In 2018 I hunted Africa. It was the single greatest hunting experience of my life.
Why? It wasn’t the animals. It wasn’t the exotic terrain. It was the people I met. To this day, the professional hunters I met and worked with in South Africa are not only my professional mentors as an outdoor writer, but the absolute first and best references I reach out to for the most ethical answers to hunting questions.
Actually, they’re much more than that to me. I owe my life’s greatest decision – to choose to love again – to a week-long conversation I had with professional hunter Leon Duplessis. Why? Because after a week of hunting with Leon my trust in his moral conviction and passion for life was unparalleled.
You see, the best hunters – the professional hunters – aren’t thoughtless killers.

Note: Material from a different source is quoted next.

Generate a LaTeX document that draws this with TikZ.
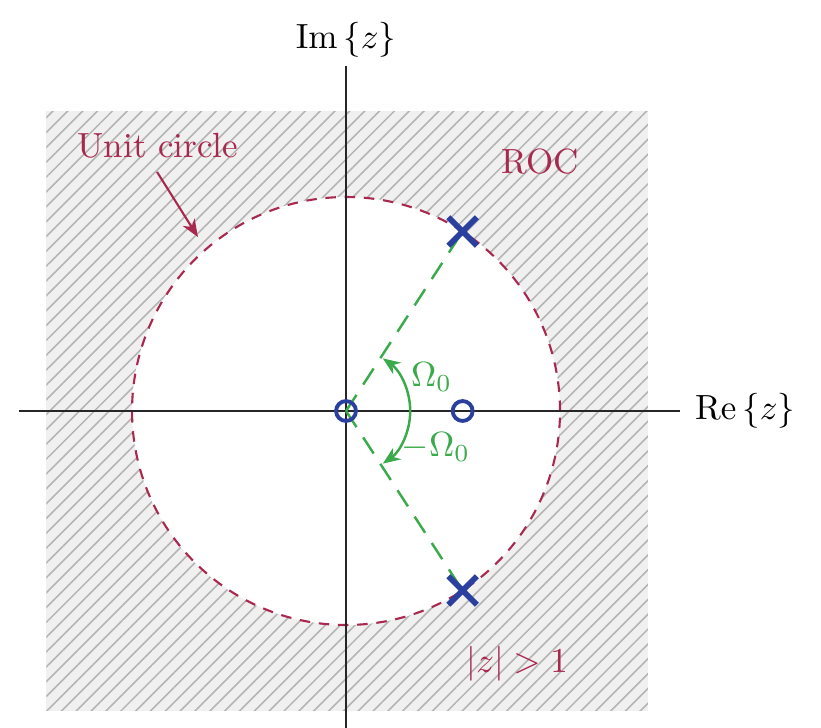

They’re people who know the value of life, and of death. They know when to take a life, and when not to. They possess and routinely practice a kind of humility few human beings can ever truly appreciate because each and every day they make choices about life. If you're with the right PH, the taking of a life will be a discussion based on much more than if the animal is a “trophy.” In fact, if you’re with the right PH’s, you won’t talk about a trophy at all. What you will talk about is whether or not the animal you want is mature. If taking its life helps or hurts the herd? If you can you make an ethical shot? And if you can you find and recover the animal in a timely manner so to fully salvage the it’s meat and other resources, so it all gets recycled back into Africa’s ecology. If the answer is no, the right PH will pause just long enough for you to say as much. But, they’ll also say it for you if need be. How fast you answer, and if you answer at all will reveal more about your character to any PH and you than how well you shoot, how fancy your rifle is, or how colorful your stories are. If you fall short, as many of us do, a good PH can help you grow, not only as a hunter, but as a human being.
Quite a few hunters rejoice from the experiences they have had in Africa. They proudly display hides, mounts, photos, and keepsakes of their time on the Dark Continent. There’s certainly nothing wrong with that. But, if you ask me, the most valuable trophy anyone who hunts Africa can ever bring back with them is an education about the value of life, and the ability to execute decisions with a higher sense of integrity, compassion, and respect for it. These lessons alone are worth the price of any safari because on our deathbed we won’t reflect on the trophy quality of lives we took as hunters, but on the trophy quality of the lives, we led as human beings.
Hunt Africa. It can change your life if you let it.
As the Garth Brooks song says, “Ask Me How I know.”